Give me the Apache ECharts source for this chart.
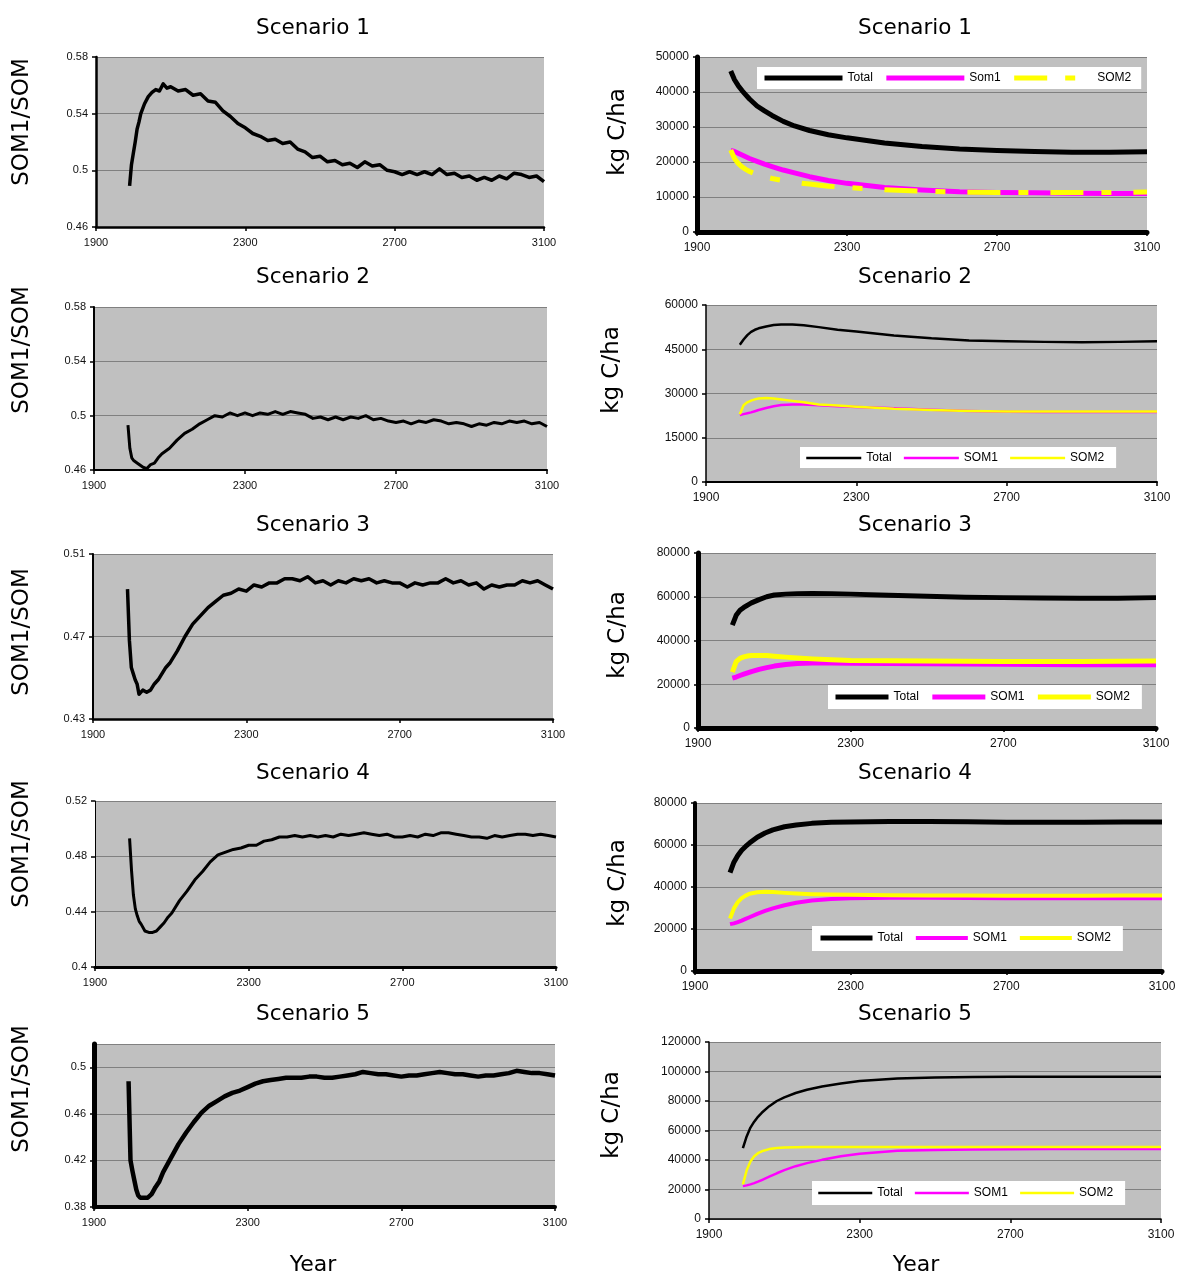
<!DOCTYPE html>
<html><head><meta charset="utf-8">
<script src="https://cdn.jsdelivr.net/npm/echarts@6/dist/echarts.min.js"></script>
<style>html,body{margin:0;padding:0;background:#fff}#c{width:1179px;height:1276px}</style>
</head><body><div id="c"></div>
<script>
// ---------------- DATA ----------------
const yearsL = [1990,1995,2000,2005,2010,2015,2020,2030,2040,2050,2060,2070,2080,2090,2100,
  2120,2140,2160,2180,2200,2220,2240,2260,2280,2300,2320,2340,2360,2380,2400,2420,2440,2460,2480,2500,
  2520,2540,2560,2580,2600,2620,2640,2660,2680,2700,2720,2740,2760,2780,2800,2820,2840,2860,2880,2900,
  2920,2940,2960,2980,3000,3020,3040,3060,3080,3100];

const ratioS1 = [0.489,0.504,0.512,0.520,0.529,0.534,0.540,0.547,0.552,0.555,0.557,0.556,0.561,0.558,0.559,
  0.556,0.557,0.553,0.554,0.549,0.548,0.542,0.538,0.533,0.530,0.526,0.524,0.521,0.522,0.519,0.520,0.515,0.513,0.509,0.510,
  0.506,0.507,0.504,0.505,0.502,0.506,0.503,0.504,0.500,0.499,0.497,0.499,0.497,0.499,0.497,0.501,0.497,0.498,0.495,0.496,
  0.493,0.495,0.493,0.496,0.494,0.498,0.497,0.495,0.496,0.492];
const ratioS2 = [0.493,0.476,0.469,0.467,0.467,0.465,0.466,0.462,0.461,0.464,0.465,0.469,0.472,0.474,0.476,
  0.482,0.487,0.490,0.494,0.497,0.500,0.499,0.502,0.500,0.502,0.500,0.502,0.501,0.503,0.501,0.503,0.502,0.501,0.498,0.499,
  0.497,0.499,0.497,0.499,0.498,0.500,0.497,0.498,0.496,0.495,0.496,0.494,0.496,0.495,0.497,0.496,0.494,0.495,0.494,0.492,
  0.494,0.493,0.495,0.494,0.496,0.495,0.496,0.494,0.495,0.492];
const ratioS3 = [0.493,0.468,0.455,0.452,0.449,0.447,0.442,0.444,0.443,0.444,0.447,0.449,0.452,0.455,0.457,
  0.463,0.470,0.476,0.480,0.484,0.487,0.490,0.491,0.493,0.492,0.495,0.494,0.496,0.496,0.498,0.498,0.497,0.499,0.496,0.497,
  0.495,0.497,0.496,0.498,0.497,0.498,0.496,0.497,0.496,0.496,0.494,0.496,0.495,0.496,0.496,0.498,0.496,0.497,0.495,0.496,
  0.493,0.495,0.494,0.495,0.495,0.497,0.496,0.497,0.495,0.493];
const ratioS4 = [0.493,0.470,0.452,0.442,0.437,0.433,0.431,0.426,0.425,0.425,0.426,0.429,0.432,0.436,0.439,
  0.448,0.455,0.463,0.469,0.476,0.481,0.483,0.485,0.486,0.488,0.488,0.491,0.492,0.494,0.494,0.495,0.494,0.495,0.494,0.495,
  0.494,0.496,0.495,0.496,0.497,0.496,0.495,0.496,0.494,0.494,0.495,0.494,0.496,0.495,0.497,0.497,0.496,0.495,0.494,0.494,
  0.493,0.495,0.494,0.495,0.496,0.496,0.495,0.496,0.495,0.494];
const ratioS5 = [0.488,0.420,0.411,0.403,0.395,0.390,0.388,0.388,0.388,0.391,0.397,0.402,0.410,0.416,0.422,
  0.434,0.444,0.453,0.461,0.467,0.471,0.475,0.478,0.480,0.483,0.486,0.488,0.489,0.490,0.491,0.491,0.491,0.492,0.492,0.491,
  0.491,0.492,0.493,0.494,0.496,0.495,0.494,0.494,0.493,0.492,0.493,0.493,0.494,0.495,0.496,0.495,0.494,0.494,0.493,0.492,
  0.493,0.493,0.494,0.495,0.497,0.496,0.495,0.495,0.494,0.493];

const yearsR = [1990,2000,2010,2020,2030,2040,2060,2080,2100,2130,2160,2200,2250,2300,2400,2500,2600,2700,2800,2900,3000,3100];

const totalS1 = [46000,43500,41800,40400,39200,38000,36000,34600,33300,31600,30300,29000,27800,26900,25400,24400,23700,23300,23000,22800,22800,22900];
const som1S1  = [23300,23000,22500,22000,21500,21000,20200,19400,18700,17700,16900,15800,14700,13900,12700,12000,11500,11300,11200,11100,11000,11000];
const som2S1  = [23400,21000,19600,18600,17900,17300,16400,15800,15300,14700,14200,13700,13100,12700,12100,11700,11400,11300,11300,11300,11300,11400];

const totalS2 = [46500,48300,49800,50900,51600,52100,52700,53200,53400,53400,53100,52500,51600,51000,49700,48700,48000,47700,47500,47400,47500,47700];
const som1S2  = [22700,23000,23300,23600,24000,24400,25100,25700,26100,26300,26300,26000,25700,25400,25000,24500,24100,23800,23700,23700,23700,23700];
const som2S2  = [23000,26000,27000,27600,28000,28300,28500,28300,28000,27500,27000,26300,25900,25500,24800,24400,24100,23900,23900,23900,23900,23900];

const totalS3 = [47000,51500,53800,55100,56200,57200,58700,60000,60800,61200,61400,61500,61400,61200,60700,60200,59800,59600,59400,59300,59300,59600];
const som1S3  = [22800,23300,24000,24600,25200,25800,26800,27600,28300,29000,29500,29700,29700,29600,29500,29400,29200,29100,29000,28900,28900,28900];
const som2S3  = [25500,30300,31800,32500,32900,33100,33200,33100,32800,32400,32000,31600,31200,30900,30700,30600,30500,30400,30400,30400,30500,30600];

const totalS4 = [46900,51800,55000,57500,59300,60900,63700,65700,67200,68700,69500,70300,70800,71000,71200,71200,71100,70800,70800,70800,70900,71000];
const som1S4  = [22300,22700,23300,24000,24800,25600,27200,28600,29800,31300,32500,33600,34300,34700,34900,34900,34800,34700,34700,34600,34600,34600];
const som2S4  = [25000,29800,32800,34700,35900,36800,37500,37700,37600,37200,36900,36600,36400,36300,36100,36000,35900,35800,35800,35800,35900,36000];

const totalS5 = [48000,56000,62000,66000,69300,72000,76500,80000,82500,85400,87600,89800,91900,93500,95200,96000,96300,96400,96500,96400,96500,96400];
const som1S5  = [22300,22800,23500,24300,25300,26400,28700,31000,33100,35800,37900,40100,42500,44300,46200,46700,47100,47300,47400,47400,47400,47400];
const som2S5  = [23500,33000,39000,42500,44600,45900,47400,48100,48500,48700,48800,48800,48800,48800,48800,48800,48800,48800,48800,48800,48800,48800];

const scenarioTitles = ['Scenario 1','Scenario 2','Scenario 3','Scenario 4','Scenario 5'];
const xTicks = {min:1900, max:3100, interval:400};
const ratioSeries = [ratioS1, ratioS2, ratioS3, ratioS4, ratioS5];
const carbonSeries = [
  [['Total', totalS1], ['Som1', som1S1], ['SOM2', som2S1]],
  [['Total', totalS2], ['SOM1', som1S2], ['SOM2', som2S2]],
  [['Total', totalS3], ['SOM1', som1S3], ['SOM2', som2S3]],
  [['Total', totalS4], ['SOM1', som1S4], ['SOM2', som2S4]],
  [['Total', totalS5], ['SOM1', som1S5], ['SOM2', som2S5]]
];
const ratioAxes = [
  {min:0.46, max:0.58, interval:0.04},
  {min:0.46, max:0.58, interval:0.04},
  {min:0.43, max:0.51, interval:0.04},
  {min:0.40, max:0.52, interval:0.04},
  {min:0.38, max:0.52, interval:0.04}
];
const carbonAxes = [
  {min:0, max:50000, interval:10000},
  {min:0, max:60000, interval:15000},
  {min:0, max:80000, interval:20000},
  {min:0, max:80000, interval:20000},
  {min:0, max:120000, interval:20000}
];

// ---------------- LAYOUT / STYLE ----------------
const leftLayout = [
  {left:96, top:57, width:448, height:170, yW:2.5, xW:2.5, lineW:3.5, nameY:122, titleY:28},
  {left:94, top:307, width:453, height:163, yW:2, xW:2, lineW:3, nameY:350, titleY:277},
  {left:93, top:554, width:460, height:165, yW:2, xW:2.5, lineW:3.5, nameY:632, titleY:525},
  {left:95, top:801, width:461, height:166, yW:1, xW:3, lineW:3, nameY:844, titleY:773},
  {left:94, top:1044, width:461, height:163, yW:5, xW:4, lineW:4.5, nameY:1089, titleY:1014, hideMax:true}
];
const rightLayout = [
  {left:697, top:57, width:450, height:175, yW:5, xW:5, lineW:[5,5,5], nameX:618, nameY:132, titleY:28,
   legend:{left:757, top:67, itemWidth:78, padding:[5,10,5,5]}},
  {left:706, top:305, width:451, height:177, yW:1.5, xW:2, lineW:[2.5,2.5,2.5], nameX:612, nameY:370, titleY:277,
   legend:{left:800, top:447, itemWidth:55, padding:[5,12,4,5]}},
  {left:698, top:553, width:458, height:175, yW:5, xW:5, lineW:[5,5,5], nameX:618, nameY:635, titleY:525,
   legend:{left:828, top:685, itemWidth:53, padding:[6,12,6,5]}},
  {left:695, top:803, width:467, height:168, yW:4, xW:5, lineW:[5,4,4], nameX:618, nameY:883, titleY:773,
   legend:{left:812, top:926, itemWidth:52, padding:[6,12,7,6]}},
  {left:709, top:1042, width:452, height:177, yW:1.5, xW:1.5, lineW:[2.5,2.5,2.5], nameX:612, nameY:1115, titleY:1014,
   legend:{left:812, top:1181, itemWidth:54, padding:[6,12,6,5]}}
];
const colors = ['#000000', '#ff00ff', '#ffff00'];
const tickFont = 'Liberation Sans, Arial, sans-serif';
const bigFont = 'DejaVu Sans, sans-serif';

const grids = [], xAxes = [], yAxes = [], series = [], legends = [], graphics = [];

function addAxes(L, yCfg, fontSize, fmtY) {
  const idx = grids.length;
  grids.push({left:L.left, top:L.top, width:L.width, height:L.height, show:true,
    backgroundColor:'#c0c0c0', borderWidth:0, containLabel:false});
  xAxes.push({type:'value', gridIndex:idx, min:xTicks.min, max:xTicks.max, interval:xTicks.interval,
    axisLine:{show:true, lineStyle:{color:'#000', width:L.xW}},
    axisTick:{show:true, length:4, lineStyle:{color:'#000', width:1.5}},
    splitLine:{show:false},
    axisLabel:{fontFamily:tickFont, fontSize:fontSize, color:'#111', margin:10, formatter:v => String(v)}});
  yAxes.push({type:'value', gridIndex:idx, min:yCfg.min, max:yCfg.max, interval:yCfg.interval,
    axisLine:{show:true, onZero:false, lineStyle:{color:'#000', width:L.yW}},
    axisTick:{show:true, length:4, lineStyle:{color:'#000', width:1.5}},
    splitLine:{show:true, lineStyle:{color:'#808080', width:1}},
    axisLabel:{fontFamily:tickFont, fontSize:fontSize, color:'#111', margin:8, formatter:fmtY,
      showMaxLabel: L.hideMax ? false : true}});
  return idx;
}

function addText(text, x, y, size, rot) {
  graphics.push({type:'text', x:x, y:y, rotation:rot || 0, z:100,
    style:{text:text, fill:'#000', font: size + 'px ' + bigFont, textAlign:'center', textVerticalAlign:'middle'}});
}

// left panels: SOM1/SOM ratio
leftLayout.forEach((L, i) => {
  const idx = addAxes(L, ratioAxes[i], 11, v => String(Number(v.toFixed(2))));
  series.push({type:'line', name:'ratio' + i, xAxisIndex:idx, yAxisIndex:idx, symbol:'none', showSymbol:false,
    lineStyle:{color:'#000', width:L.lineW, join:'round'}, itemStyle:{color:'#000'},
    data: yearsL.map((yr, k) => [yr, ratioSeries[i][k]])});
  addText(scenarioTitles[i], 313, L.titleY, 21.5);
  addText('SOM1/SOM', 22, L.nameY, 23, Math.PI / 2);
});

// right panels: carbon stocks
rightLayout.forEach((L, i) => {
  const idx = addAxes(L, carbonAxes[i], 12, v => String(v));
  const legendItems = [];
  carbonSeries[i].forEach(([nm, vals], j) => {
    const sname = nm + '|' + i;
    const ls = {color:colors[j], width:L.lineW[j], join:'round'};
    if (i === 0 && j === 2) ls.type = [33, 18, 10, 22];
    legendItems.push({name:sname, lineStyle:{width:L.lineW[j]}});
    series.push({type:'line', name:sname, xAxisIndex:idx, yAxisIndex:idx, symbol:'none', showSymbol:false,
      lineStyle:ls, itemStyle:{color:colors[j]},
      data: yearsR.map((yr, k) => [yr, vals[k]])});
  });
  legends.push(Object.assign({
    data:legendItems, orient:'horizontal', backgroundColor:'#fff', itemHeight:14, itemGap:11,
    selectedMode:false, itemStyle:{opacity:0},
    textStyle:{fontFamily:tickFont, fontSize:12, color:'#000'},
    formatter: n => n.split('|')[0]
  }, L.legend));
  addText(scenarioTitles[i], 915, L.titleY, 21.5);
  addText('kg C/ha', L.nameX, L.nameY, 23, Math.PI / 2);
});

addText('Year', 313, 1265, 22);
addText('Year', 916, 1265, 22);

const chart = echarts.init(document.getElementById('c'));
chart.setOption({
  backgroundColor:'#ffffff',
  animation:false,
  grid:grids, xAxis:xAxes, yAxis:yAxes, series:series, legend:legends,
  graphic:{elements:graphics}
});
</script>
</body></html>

- - - - -

Problem
With the pictures left out, restate word for word every line of the data above, from the first down to the line that contains "2920,2940,2960,2980,3000,3020,3040,3060,3080,3100];".

Task solution
Give me the Apache ECharts source for this chart.
<!DOCTYPE html>
<html><head><meta charset="utf-8">
<script src="https://cdn.jsdelivr.net/npm/echarts@6/dist/echarts.min.js"></script>
<style>html,body{margin:0;padding:0;background:#fff}#c{width:1179px;height:1276px}</style>
</head><body><div id="c"></div>
<script>
// ---------------- DATA ----------------
const yearsL = [1990,1995,2000,2005,2010,2015,2020,2030,2040,2050,2060,2070,2080,2090,2100,
  2120,2140,2160,2180,2200,2220,2240,2260,2280,2300,2320,2340,2360,2380,2400,2420,2440,2460,2480,2500,
  2520,2540,2560,2580,2600,2620,2640,2660,2680,2700,2720,2740,2760,2780,2800,2820,2840,2860,2880,2900,
  2920,2940,2960,2980,3000,3020,3040,3060,3080,3100];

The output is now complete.